Mainstay Investments interviewed 1,049 “Baby Boomer” consumers between the ages of 45 and 65 to see what they viewed as things they couldn’t live without. Here are some of the more surprising results:

  • 84% believed that Internet Connection was a basic need.
  • 66% surveyed said that shopping for birthdays and special occasions was a basic need.
  • 50% said taking a family vacation once a year was a need, as opposed to a luxury.
  • 43% also reported that a professional haircut/color was something that they needed.
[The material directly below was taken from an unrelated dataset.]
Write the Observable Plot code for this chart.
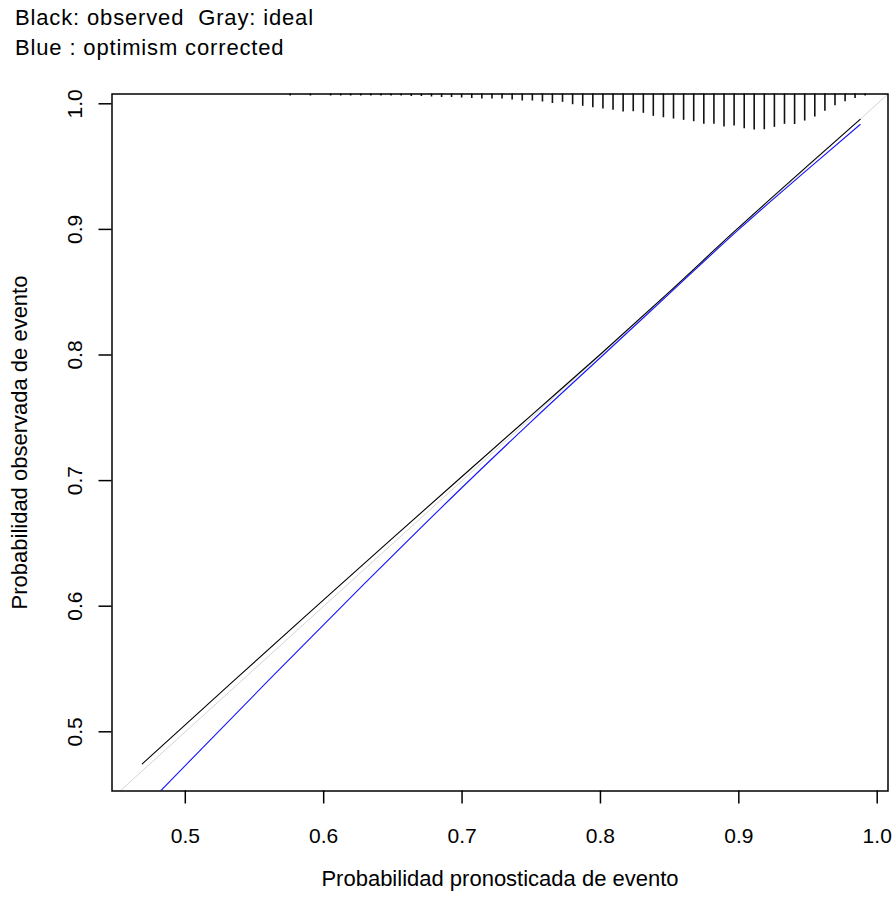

The baby boomers surveyed mentioned that they were willing to make budgetary changes to be able to maintain their current lifestyles. Meaning, if they had to work a few years longer, or put away more money for retirement this was okay as long as they could spend now on the things they wanted. Three in four respondents said they would prefer to spend less so they could invest more toward a comfortable retirement. Nearly half (47%) stated they wouldn’t mind downsizing their homes in retirement to cover their lifestyle expenses.

What do the Figures Mean?

This survey shows that values definitely have shifted in the baby boomer generation as work hours have become longer and technology has grown more advanced, among numerous other lifestyle changes. Boomers have been spending more in their pre-retirement years than past generations did, but the weak economy has forced many to go from spending to saving. The changes in retirement figures are apparent but it is difficult to pinpoint whether or not this can be attributed to an increase in spending on things other than basic needs.

Those who were spending money were also making money, so it did not seem much of a problem at the time. Figures show that some boomers opt to work past their 70th birthday as opposed to the 62- to 67-year average retirement age, while others are just turning to retirement planning later in the game. Retirement has not been a focus in many peoples lives, as shown in the 2010 Survey about Retirement Savings and Planning.

The fact that Americans are putting a higher value on luxuries, even going so far as to consider them necessities, could be a reason for some of the debt troubles our nation is facing. The boomers that are facing retirement soon have some lifestyle choices to make: Will they start living on a budget now to enjoy a comfortable retirement? Or will they continue living the way they are and push retirement back?